The Kafka Bridge provides a RESTful interface that allows HTTP-based clients to interact with a Kafka cluster. It offers the advantages of a web API connection to Strimzi, without the need for client applications to interpret the Kafka protocol.

The Kafka Bridge supports HTTP requests to a Kafka cluster, with methods to:

  • Send messages to a topic.
  • Retrieve messages from topics.
  • Retrieve a list of partitions for a topic.
  • Create and delete consumers.
  • Subscribe consumers to topics, so that they start receiving messages from those topics.
  • Retrieve a list of topics that a consumer is subscribed to.
  • Unsubscribe consumers from topics.
  • Assign partitions to consumers.
  • Commit a list of consumer offsets.
  • Seek on a partition, so that a consumer starts receiving messages from the first or last offset position, or a given offset position.

To view the API documentation, including example requests and responses, see the Kafka Bridge API reference.

Configuring Kafka Bridge

A Kafka Bridge interacts with Kafka cluster as Kafka client and provides HTTP-based RESTful interface. Thus, it needs to be configured with a Kafka user for it to authenticate itself with Kafka cluster. Kafka Bridge is disabled by default.

Multiple Kafka bridges with different Kafka users can be configured as well.

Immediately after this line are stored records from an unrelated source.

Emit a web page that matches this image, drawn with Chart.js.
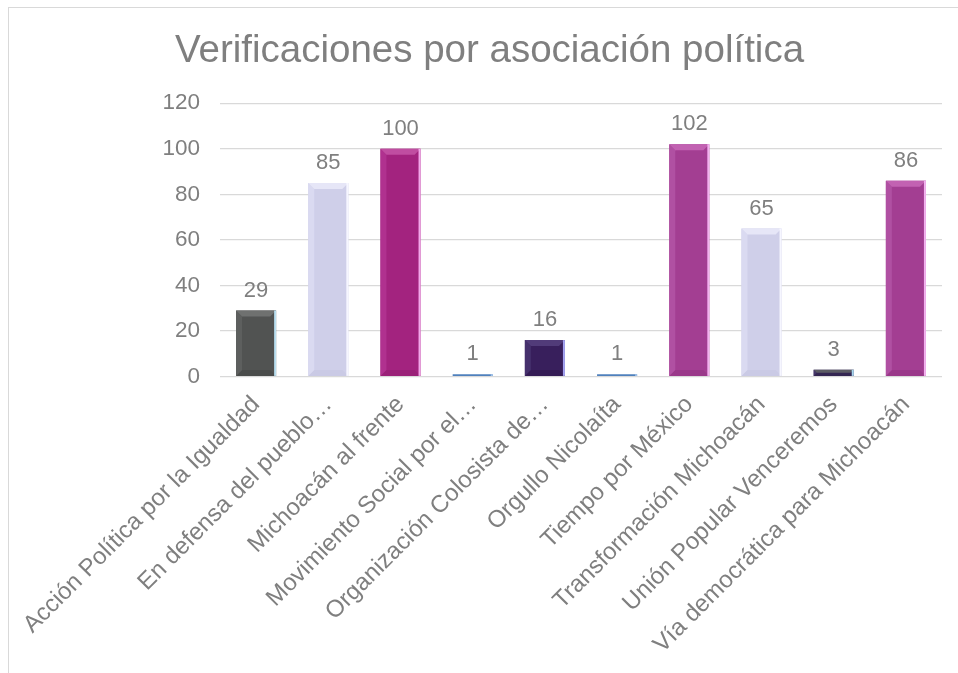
<!DOCTYPE html>
<html>
<head>
<meta charset="utf-8">
<script src="https://cdn.jsdelivr.net/npm/chart.js@4.4.0/dist/chart.umd.min.js"></script>
<style>
    html, body { margin: 0; padding: 0; background: #fff; overflow: hidden; }
    #frame {
        position: absolute; left: 8px; top: 7px; width: 980px; height: 700px;
        border: 1px solid #d9d9d9; box-sizing: border-box;
    }
    #wrap { position: absolute; left: 9px; top: 8px; width: 961px; height: 665px; }
</style>
</head>
<body>
<div id="frame"></div>
<div id="wrap"><canvas id="barChart"></canvas></div>
<script>
    // Data
    const categories = [
        'Acción Política por la Igualdad',
        'En defensa del pueblo…',
        'Michoacán al frente',
        'Movimiento Social por el…',
        'Organización Colosista de…',
        'Orgullo Nicolaíta',
        'Tiempo por México',
        'Transformación Michoacán',
        'Unión Popular Venceremos',
        'Vía democrática para Michoacán'
    ];
    const verificaciones = [29, 85, 100, 1, 16, 1, 102, 65, 3, 86];
    const yTicks = [0, 20, 40, 60, 80, 100, 120];

    // Bar colours: [fill, top bevel, left bevel, right edge, bottom bevel]
    const barStyles = [
        ['#515352', '#6f7170', '#5d5f5e', '#b9dff0', '#4a4c4b'],  // dark gray
        ['#cfcfe9', '#e6e6f7', '#dadaf1', '#f6f6ff', '#cacae5'],  // lavender
        ['#a3237f', '#c04da1', '#b0318f', '#f2a8ea', '#9a2078'],  // magenta
        ['#4f81bd', '#8ab0dd', '#6a96cc', '#a8c8ee', '#4676b0'],  // blue
        ['#381f5c', '#513b79', '#45306c', '#a4a4f2', '#331b54'],  // dark purple
        ['#4f81bd', '#8ab0dd', '#6a96cc', '#a8c8ee', '#4676b0'],  // blue
        ['#a33e92', '#c262b2', '#b050a2', '#f2b2ee', '#9a388a'],  // magenta light
        ['#cfcfe9', '#e6e6f7', '#dadaf1', '#f6f6ff', '#cacae5'],  // lavender
        ['#3a2b5c', '#5b5b63', '#46386a', '#a8d8f0', '#342652'],  // purple/gray
        ['#a33e92', '#c262b2', '#b050a2', '#f2b2ee', '#9a388a']   // magenta light
    ];

    const textGray = '#7f7f7f';
    const fontFamily = '"Liberation Sans", Arial, sans-serif';

    // Bevel look + value labels
    const bevelPlugin = {
        id: 'bevel',
        afterDatasetsDraw(chart) {
            const ctx = chart.ctx;
            const meta = chart.getDatasetMeta(0);
            meta.data.forEach((bar, i) => {
                const st = barStyles[i];
                const l = bar.x - bar.width / 2;
                const r = bar.x + bar.width / 2;
                const t = bar.y;
                const b = bar.base;
                const h = b - t;
                const bv = Math.min(6, h / 2);
                ctx.save();
                if (bv > 1) {
                    // bottom
                    ctx.fillStyle = st[4];
                    ctx.beginPath();
                    ctx.moveTo(l, b); ctx.lineTo(l + bv, b - bv); ctx.lineTo(r - bv, b - bv); ctx.lineTo(r, b);
                    ctx.closePath(); ctx.fill();
                    // left
                    ctx.fillStyle = st[2];
                    ctx.beginPath();
                    ctx.moveTo(l, t); ctx.lineTo(l + bv, t + bv); ctx.lineTo(l + bv, b - bv); ctx.lineTo(l, b);
                    ctx.closePath(); ctx.fill();
                    // top
                    ctx.fillStyle = st[1];
                    ctx.beginPath();
                    ctx.moveTo(l, t); ctx.lineTo(r, t); ctx.lineTo(r - bv, t + bv); ctx.lineTo(l + bv, t + bv);
                    ctx.closePath(); ctx.fill();
                }
                // right edge highlight
                ctx.fillStyle = st[3];
                ctx.fillRect(r - 2, t, 2, h);
                ctx.restore();

                // value label
                ctx.save();
                ctx.fillStyle = textGray;
                ctx.font = '22px ' + fontFamily;
                ctx.textAlign = 'center';
                ctx.textBaseline = 'bottom';
                ctx.fillText(String(verificaciones[i]), bar.x, t - 9);
                ctx.restore();
            });
        }
    };

    const data = {
        labels: categories,
        datasets: [{
            label: 'Verificaciones',
            data: verificaciones,
            backgroundColor: barStyles.map(s => s[0]),
            borderWidth: 0,
            barPercentage: 0.555,
            categoryPercentage: 1.0
        }]
    };

    const config = {
        type: 'bar',
        data: data,
        options: {
            responsive: true,
            maintainAspectRatio: false,
            animation: false,
            layout: {
                padding: { left: 28, right: 28, top: 0, bottom: 8 }
            },
            plugins: {
                legend: { display: false },
                tooltip: { enabled: false },
                title: {
                    display: true,
                    text: 'Verificaciones por asociación política',
                    color: textGray,
                    font: { family: fontFamily, size: 38.5, weight: 'normal', lineHeight: 1.2 },
                    padding: { top: 20, bottom: 29 }
                }
            },
            scales: {
                x: {
                    grid: { display: false },
                    border: { display: false },
                    ticks: {
                        color: textGray,
                        font: { family: fontFamily, size: 24 },
                        autoSkip: false,
                        minRotation: 45,
                        maxRotation: 45,
                        padding: 6
                    },
                    afterFit: axis => { axis.paddingLeft = 0; axis.paddingRight = 0; }
                },
                y: {
                    min: 0,
                    max: 120,
                    afterBuildTicks: axis => { axis.ticks = yTicks.map(v => ({ value: v })); },
                    afterFit: axis => { axis.width = 183; },
                    grid: { color: '#d9d9d9', lineWidth: 1.3, drawTicks: false },
                    border: { display: false },
                    ticks: {
                        color: textGray,
                        font: { family: fontFamily, size: 22.5 },
                        padding: 20
                    }
                }
            }
        },
        plugins: [bevelPlugin]
    };

    const barChart = new Chart(document.getElementById('barChart'), config);
</script>
</body>
</html>
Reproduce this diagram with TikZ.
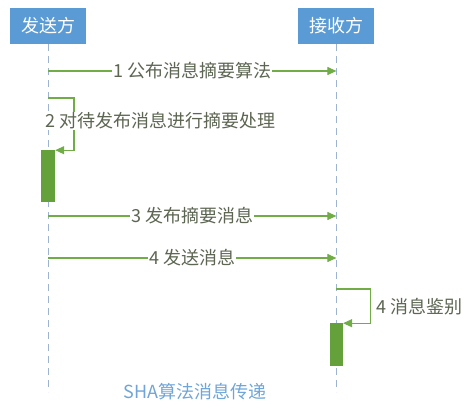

Kafka Bridge can be configured in kafkaBridge section of values.dataspace.yaml. It also provides ambassador configuration for exposing Kafka bridge internally and externally.

kafkaBridge:
enabled: false
bridges:
- name: consumer
enabled: true
enableMetrics: false
replicas: 1
authentication:
username: consumer
http:
port: 8080
resources:
limits:
cpu: 1
memory: 2Gi
requests:
cpu: 100m
memory: 2Gi
ambassador:
internal:
enabled: true
prefix: /
# host:
# tls:
# ca:
# crt:
# key:
external:
enabled: false
prefix: /
# host:
# tls:
# ca:
# crt:
# key:

Troubleshooting

If something fails to deploy, the information about why the deployment failed (or was not even initiated) will be found in the logs of the CI/CD pipeline and can be tracked down using the instructions at the link listed in the Continuous Integration and Continuous Delivery Pipelines section.

However, additional information may be required either to better troubleshoot a failed deployment or to investigate the runtime behavior of the Kafka cluster that has been successfully deployed. In those cases, much of the information can be found in Rancher web console.